**SET TASK**
Repeat exactly the lines running from the line that contains "Give me the HTML source for this page." to the line that contains "const marks = document.getElementById('marks');"; include both ends and add nothing.

**RAW DATA**
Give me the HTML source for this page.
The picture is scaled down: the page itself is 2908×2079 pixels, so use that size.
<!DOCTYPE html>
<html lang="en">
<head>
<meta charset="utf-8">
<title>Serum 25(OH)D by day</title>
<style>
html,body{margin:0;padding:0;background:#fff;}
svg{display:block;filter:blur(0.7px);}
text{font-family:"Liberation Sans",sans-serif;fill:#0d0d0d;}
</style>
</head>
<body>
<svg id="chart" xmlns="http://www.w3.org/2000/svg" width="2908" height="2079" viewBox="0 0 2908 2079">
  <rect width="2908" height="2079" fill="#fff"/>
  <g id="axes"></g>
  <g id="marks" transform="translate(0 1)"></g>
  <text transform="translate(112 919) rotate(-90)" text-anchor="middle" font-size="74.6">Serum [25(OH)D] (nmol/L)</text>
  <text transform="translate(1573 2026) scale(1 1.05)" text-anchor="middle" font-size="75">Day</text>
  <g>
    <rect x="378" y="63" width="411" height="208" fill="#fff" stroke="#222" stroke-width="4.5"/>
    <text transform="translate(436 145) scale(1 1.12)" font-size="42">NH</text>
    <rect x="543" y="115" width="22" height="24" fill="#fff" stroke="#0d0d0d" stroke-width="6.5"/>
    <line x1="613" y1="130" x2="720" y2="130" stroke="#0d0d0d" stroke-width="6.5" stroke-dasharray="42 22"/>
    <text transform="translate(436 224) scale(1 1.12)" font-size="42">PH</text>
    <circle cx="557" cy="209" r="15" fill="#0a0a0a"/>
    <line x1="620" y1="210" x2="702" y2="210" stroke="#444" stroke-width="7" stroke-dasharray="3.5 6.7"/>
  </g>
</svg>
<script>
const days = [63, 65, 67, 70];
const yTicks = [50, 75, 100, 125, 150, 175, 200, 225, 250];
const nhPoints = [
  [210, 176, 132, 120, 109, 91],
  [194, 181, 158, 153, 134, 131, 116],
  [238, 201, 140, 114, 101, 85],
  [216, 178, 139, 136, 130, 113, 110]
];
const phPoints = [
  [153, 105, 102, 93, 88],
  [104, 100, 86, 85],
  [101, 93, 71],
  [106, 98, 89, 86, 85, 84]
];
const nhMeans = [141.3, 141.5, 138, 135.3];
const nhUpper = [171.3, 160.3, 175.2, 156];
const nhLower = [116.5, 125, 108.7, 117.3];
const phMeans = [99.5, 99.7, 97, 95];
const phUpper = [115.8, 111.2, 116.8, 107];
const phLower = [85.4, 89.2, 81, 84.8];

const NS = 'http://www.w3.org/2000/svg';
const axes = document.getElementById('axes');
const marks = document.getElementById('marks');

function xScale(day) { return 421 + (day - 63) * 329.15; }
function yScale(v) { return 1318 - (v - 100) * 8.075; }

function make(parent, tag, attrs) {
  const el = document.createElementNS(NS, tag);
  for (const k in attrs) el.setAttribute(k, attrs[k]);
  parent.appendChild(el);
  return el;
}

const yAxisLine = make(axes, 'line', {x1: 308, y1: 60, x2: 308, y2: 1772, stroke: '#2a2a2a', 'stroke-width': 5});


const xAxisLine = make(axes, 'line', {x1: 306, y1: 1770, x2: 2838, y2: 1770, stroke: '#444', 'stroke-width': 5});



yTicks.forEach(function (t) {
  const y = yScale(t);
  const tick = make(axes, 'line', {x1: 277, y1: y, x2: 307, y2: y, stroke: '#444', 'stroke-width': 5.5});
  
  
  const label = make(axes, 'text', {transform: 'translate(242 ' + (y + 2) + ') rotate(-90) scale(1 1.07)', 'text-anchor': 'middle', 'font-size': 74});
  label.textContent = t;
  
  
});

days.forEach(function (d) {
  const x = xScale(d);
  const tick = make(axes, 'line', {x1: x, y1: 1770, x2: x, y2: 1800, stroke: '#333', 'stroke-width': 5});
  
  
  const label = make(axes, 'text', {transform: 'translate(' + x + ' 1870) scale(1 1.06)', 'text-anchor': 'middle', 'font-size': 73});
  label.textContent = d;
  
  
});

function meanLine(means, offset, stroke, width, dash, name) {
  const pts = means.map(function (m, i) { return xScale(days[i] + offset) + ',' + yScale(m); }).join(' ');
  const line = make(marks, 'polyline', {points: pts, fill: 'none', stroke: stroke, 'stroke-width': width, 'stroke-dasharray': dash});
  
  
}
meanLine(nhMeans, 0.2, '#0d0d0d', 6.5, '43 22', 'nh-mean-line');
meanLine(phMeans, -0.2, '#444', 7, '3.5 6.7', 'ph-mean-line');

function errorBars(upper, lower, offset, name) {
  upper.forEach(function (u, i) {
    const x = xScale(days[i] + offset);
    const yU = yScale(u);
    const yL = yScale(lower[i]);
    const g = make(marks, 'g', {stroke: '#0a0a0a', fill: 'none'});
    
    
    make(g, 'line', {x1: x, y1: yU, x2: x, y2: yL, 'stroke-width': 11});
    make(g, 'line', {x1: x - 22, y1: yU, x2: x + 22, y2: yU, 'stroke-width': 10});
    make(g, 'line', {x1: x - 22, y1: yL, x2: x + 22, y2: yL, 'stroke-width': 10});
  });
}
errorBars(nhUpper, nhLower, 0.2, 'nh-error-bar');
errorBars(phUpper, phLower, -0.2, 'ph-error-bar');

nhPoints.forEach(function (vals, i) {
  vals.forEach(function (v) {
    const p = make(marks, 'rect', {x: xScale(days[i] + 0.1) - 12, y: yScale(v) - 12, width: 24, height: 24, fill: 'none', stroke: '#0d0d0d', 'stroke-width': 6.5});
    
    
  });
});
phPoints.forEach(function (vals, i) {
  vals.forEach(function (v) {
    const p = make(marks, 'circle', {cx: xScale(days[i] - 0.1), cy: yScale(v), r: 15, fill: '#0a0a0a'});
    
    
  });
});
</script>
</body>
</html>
* * *
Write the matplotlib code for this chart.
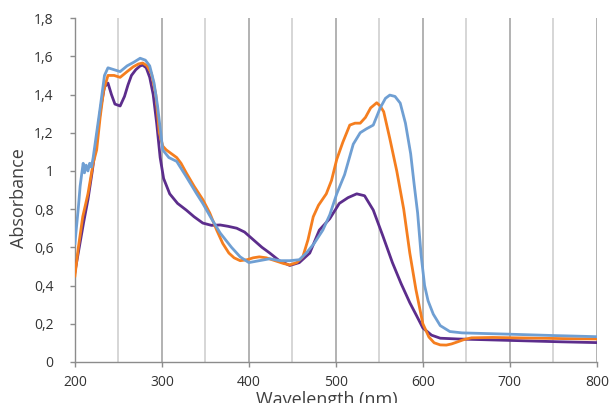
--
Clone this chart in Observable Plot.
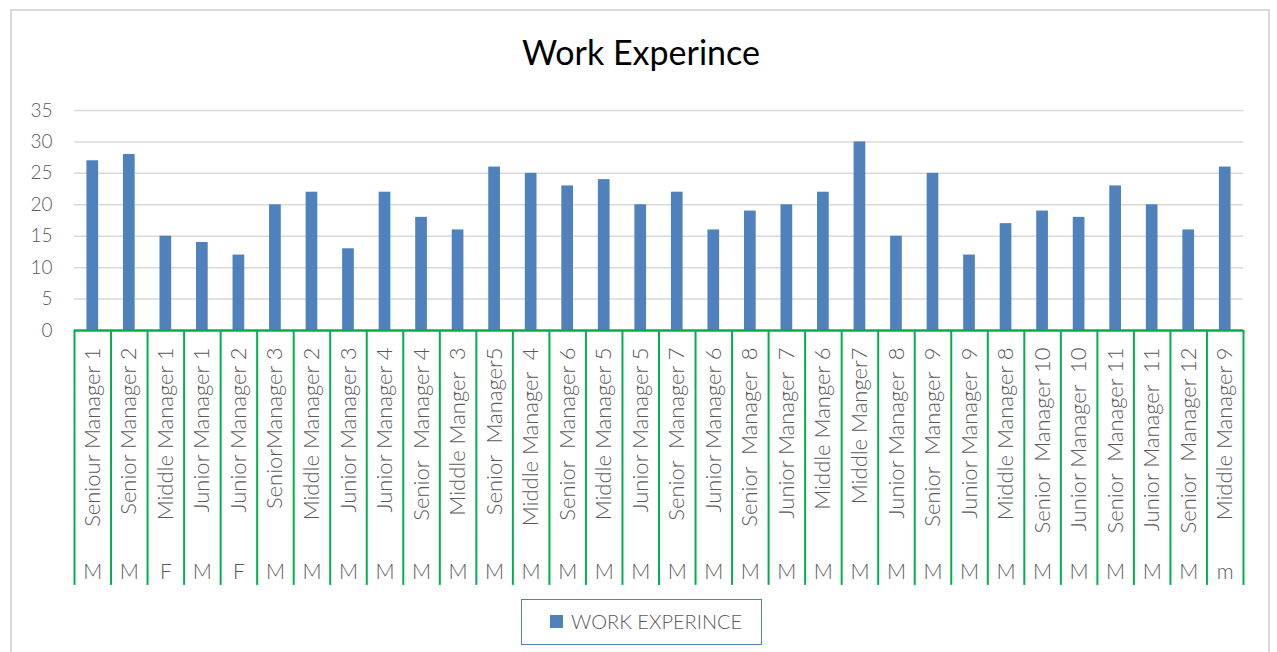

**EXERCISE SOLUTION**
Give me the HTML source for this page.
The picture is scaled down: the page itself is 2908×2079 pixels, so use that size.
<!DOCTYPE html>
<html lang="en">
<head>
<meta charset="utf-8">
<title>Serum 25(OH)D by day</title>
<style>
html,body{margin:0;padding:0;background:#fff;}
svg{display:block;filter:blur(0.7px);}
text{font-family:"Liberation Sans",sans-serif;fill:#0d0d0d;}
</style>
</head>
<body>
<svg id="chart" xmlns="http://www.w3.org/2000/svg" width="2908" height="2079" viewBox="0 0 2908 2079">
  <rect width="2908" height="2079" fill="#fff"/>
  <g id="axes"></g>
  <g id="marks" transform="translate(0 1)"></g>
  <text transform="translate(112 919) rotate(-90)" text-anchor="middle" font-size="74.6">Serum [25(OH)D] (nmol/L)</text>
  <text transform="translate(1573 2026) scale(1 1.05)" text-anchor="middle" font-size="75">Day</text>
  <g>
    <rect x="378" y="63" width="411" height="208" fill="#fff" stroke="#222" stroke-width="4.5"/>
    <text transform="translate(436 145) scale(1 1.12)" font-size="42">NH</text>
    <rect x="543" y="115" width="22" height="24" fill="#fff" stroke="#0d0d0d" stroke-width="6.5"/>
    <line x1="613" y1="130" x2="720" y2="130" stroke="#0d0d0d" stroke-width="6.5" stroke-dasharray="42 22"/>
    <text transform="translate(436 224) scale(1 1.12)" font-size="42">PH</text>
    <circle cx="557" cy="209" r="15" fill="#0a0a0a"/>
    <line x1="620" y1="210" x2="702" y2="210" stroke="#444" stroke-width="7" stroke-dasharray="3.5 6.7"/>
  </g>
</svg>
<script>
const days = [63, 65, 67, 70];
const yTicks = [50, 75, 100, 125, 150, 175, 200, 225, 250];
const nhPoints = [
  [210, 176, 132, 120, 109, 91],
  [194, 181, 158, 153, 134, 131, 116],
  [238, 201, 140, 114, 101, 85],
  [216, 178, 139, 136, 130, 113, 110]
];
const phPoints = [
  [153, 105, 102, 93, 88],
  [104, 100, 86, 85],
  [101, 93, 71],
  [106, 98, 89, 86, 85, 84]
];
const nhMeans = [141.3, 141.5, 138, 135.3];
const nhUpper = [171.3, 160.3, 175.2, 156];
const nhLower = [116.5, 125, 108.7, 117.3];
const phMeans = [99.5, 99.7, 97, 95];
const phUpper = [115.8, 111.2, 116.8, 107];
const phLower = [85.4, 89.2, 81, 84.8];

const NS = 'http://www.w3.org/2000/svg';
const axes = document.getElementById('axes');
const marks = document.getElementById('marks');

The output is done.